Thursday, April 18, 2024

Spring Update: NDVI Differences

Last September, I wrote about Finding the Greenest Place in AZ.  This Spring, we have continued to compare and evaluate the different NDVI difference mapping applications and compare them to the actual growth of wildflowers and grasses we see when we go out hiking.  

Methods

I conduct pre-field research to identify predicted greenness/moisture from UA's Droughtview, USGS VegDRI, and NWS Accumulated Precipitation.  I take a screenshot of each product and assign the proposed site a scale from 1 (driest) to 10 (greenest).  We then visit the area and evaluate the plant production, recording example photos of overall landscape greenness, as well as assigning a score.  The data are organized in a OneNote table.  I then compare the numerical scores in an excel table, adding up the differences between each model and the observations.  


Results

So far, the UA model seems to slightly overestimate greenness, the USGS model greatly underestimates greenness, and the NWS precipitation record comes out closest to observation.

For the UA model, I think it might be helpful to have a difference from maximum, instead of the difference from period.
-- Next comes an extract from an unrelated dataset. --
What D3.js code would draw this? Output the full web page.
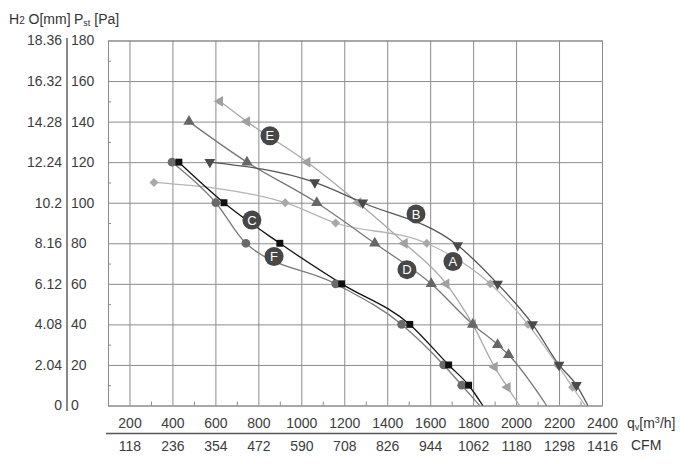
<!DOCTYPE html>
<html>
<head>
<meta charset="utf-8">
<style>
    body {
        margin: 0;
        background: #fff;
    }

    svg {
        display: block;
        font-family: 'Liberation Sans', Arial, Helvetica, sans-serif;
    }

    .grid .tick line {
        stroke: #8c8c8c;
    }

    .grid .domain,
    .lab .domain,
    .lab .tick line {
        display: none;
    }

    .lab .tick text {
        font-size: 14px;
        fill: #3c3c3c;
    }
</style>
</head>
<body>
<svg width="700" height="464"></svg>

<script src="https://d3js.org/d3.v7.min.js"></script>
<script>
    // axis ticks
    let qvTicks = [200, 400, 600, 800, 1000, 1200, 1400, 1600, 1800, 2000, 2200, 2400]
    let qvMinor = [300, 500, 700, 900, 1100, 1300, 1500, 1700, 1900, 2100, 2300]
    let cfmLabels = ["118", "236", "354", "472", "590", "708", "826", "944", "1062", "1180", "1298", "1416"]
    let paTicks = [0, 20, 40, 60, 80, 100, 120, 140, 160, 180]
    let paMinor = [10, 30, 50, 70, 90, 110, 130, 150, 170]
    let mmLabels = ["0", "2.04", "4.08", "6.12", "8.16", "10.2", "12.24", "14.28", "16.32", "18.36"]

    // fan curves [qv m3/h, Pst Pa]; last point of each is free-blowing (no marker)
    let curveA = [[314, 110], [925, 100], [1160, 90], [1584, 80], [1880, 60], [2055, 40], [2193, 20], [2263, 9], [2322, 0]]
    let curveB = [[574, 120], [1063, 110], [1286, 100], [1728, 79], [1914, 60], [2077, 40], [2200, 20], [2281, 10], [2334, 0]]
    let curveC = [[430, 120], [640, 100], [900, 80], [1188, 60], [1505, 40], [1686, 20], [1779, 10], [1845, 0]]
    let curveD = [[477, 140], [747, 120], [1072, 100], [1342, 80], [1605, 60], [1798, 40], [1914, 30], [1965, 25], [2142, 0]]
    let curveE = [[621, 150], [747, 140], [1028, 120], [1265, 100], [1481, 80], [1675, 60], [1798, 40], [1900, 19], [1960, 9], [2016, 0]]
    let curveF = [[398, 120], [602, 100], [742, 80], [1160, 60], [1467, 40], [1663, 20], [1747, 10], [1830, 0]]

    // letter tags, placed in data units
    let tags = [["E", 854, 133], ["B", 1534, 94.5], ["A", 1706, 71], ["D", 1492, 67], ["C", 770, 91.5], ["F", 873, 73.5]]

    let svg = d3.select("svg")

    let x = d3.scaleLinear().domain([100, 2400]).range([108, 602])
    let y = d3.scaleLinear().domain([0, 180]).range([405.5, 40.5])

    let plotW = 494
    let plotH = 365

    // grid
    svg.append("g")
        .attr("class", "grid")
        .attr("transform", `translate(0,${y(0)})`)
        .call(d3.axisBottom(x).tickValues(qvTicks).tickSize(-plotH).tickFormat(""))

    svg.append("g")
        .attr("class", "grid")
        .attr("transform", `translate(${x(100)},0)`)
        .call(d3.axisLeft(y).tickValues(paTicks).tickSize(-plotW).tickFormat(""))

    svg.append("g")
        .attr("class", "grid")
        .attr("transform", `translate(0,${y(0)})`)
        .call(d3.axisBottom(x).tickValues(qvMinor).tickSize(-4).tickFormat(""))

    svg.append("g")
        .attr("class", "grid")
        .attr("transform", `translate(${x(100)},0)`)
        .call(d3.axisLeft(y).tickValues(paMinor).tickSize(-3).tickFormat(""))

    svg.append("rect")
        .attr("x", x(100) + 0.5)
        .attr("y", y(180) + 0.5)
        .attr("width", plotW)
        .attr("height", plotH)
        .attr("fill", "none")
        .attr("stroke", "#8c8c8c")

    // left scales (mm | Pa)
    svg.append("g")
        .attr("class", "lab")
        .attr("transform", "translate(62,0)")
        .call(d3.axisLeft(y).tickValues(paTicks).tickSize(0).tickPadding(0).tickFormat((d, i) => mmLabels[i]))

    svg.append("g")
        .attr("class", "lab")
        .attr("transform", "translate(71,0)")
        .call(d3.axisRight(y).tickValues(paTicks).tickSize(0).tickPadding(0))

    svg.append("line")
        .attr("x1", 67).attr("x2", 67)
        .attr("y1", 38).attr("y2", 411)
        .attr("stroke", "#555")
        .attr("stroke-width", 1.4)

    let head = svg.append("text")
        .attr("x", 9).attr("y", 24)
        .attr("font-size", 14)
        .attr("fill", "#333")
    head.append("tspan").text("H")
    head.append("tspan").attr("font-size", 10).text("2")
    head.append("tspan").text(" O[mm]")

    let head2 = svg.append("text")
        .attr("x", 74).attr("y", 24)
        .attr("font-size", 14)
        .attr("fill", "#333")
    head2.append("tspan").text("P")
    head2.append("tspan").attr("font-size", 9).attr("dy", 2).text("st")
    head2.append("tspan").attr("dy", -2).text(" [Pa]")

    // bottom scales (m3/h over CFM)
    svg.append("g")
        .attr("class", "lab")
        .attr("transform", `translate(0,${y(0)})`)
        .call(d3.axisBottom(x).tickValues(qvTicks).tickSize(0).tickPadding(12.5).tickFormat(d3.format("d")))

    svg.append("g")
        .attr("class", "lab")
        .attr("transform", `translate(0,${y(0)})`)
        .call(d3.axisBottom(x).tickValues(qvTicks).tickSize(0).tickPadding(35.5).tickFormat((d, i) => cfmLabels[i]))

    svg.append("line")
        .attr("x1", 106).attr("x2", 617)
        .attr("y1", 433.5).attr("y2", 433.5)
        .attr("stroke", "#555")
        .attr("stroke-width", 1.3)

    let qvText = svg.append("text")
        .attr("x", 627).attr("y", 428)
        .attr("font-size", 14)
        .attr("fill", "#333")
    qvText.append("tspan").text("q")
    qvText.append("tspan").attr("font-size", 9).attr("dy", 2).text("v")
    qvText.append("tspan").attr("dy", -2).text("[m")
    qvText.append("tspan").attr("font-size", 9).attr("dy", -5).text("3")
    qvText.append("tspan").attr("dy", 5).text("/h]")

    svg.append("text")
        .attr("x", 631).attr("y", 450)
        .attr("font-size", 14)
        .attr("fill", "#333")
        .text("CFM")

    // curves
    let styles = {
        A: { color: "#b4b4b4", mark: "#a8a8a8", type: d3.symbolSquare, size: 40, rot: 45 },
        B: { color: "#555555", mark: "#4a4a4a", type: d3.symbolTriangle, size: 50, rot: 180 },
        C: { color: "#111111", mark: "#111111", type: d3.symbolSquare, size: 48, rot: 0 },
        D: { color: "#777777", mark: "#666666", type: d3.symbolTriangle, size: 55, rot: 0 },
        E: { color: "#a8a8a8", mark: "#a0a0a0", type: d3.symbolTriangle, size: 50, rot: -90 },
        F: { color: "#7a7a7a", mark: "#6a6a6a", type: d3.symbolCircle, size: 60, rot: 0 }
    }

    let series = [["A", curveA], ["E", curveE], ["D", curveD], ["F", curveF], ["B", curveB], ["C", curveC]]

    let line = d3.line()
        .x(d => x(d[0]))
        .y(d => y(d[1]))
        .curve(d3.curveMonotoneX)

    svg.append("g")
        .selectAll("path")
        .data(series)
        .join("path")
        .attr("d", d => line(d[1]))
        .attr("fill", "none")
        .attr("stroke", d => styles[d[0]].color)
        .attr("stroke-width", 1.3)

    series.forEach(s => {
        let st = styles[s[0]]
        svg.append("g")
            .selectAll("path")
            .data(s[1].slice(0, -1))
            .join("path")
            .attr("d", d3.symbol().type(st.type).size(st.size))
            .attr("transform", d => `translate(${x(d[0])},${y(d[1])}) rotate(${st.rot})`)
            .attr("fill", st.mark)
    })

    // tags
    let tag = svg.append("g")
        .selectAll("g")
        .data(tags)
        .join("g")
        .attr("transform", d => `translate(${x(d[1])},${y(d[2])})`)

    tag.append("circle")
        .attr("r", 9.5)
        .attr("fill", "#474747")

    tag.append("text")
        .attr("text-anchor", "middle")
        .attr("dy", "0.36em")
        .attr("font-size", 13)
        .attr("fill", "#fff")
        .text(d => d[0])
</script>
</body>
</html>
The latter overestimates early spring greenness when the denominator NDVI is very small, so any amount of NDVI in the numerator saturates the index.  Using the maximum NDVI for that pixel could help with this phenology issue.  Plus, % of maximum NDVI may be more intuitive than “difference from average”.

The USGS VegDRI index consistently estimates pre-drought to severe drought in areas that have above average precipitation this water year and have an NDVI above average.  This leads me to think that VegDRI 7-Day eVIIRS is either not well calibrated to the desert southwest, or perhaps that it is better used as a predictive index – perhaps these areas are drying out even though they currently appear green?  However, SWCC does not show significant vegetation drying yet in the areas I assessed.  


Examples

Wingfield Mesa:  UA Droughtview shows this area at maximum NDVI (for this time of year)(=10/10), USGS showed it as pre-drought to moderate drought (4/10) , and NWS shows 125-200% of normal year to date precipitation (9/10).  It is quite green, but it is still early in the growing season and the mesquite have not leafed out yet.  We rated it 6 out of 10.  


Dugas Rd:  UA shows above average (8/10), while USGS showed Moderate drought (3.5/10) and NWS showed slightly below average precipitation (75-90%) (3.5/10).  It is quite green right now, but again not quite at maximum greenness production.  We rated it 8 out of 10.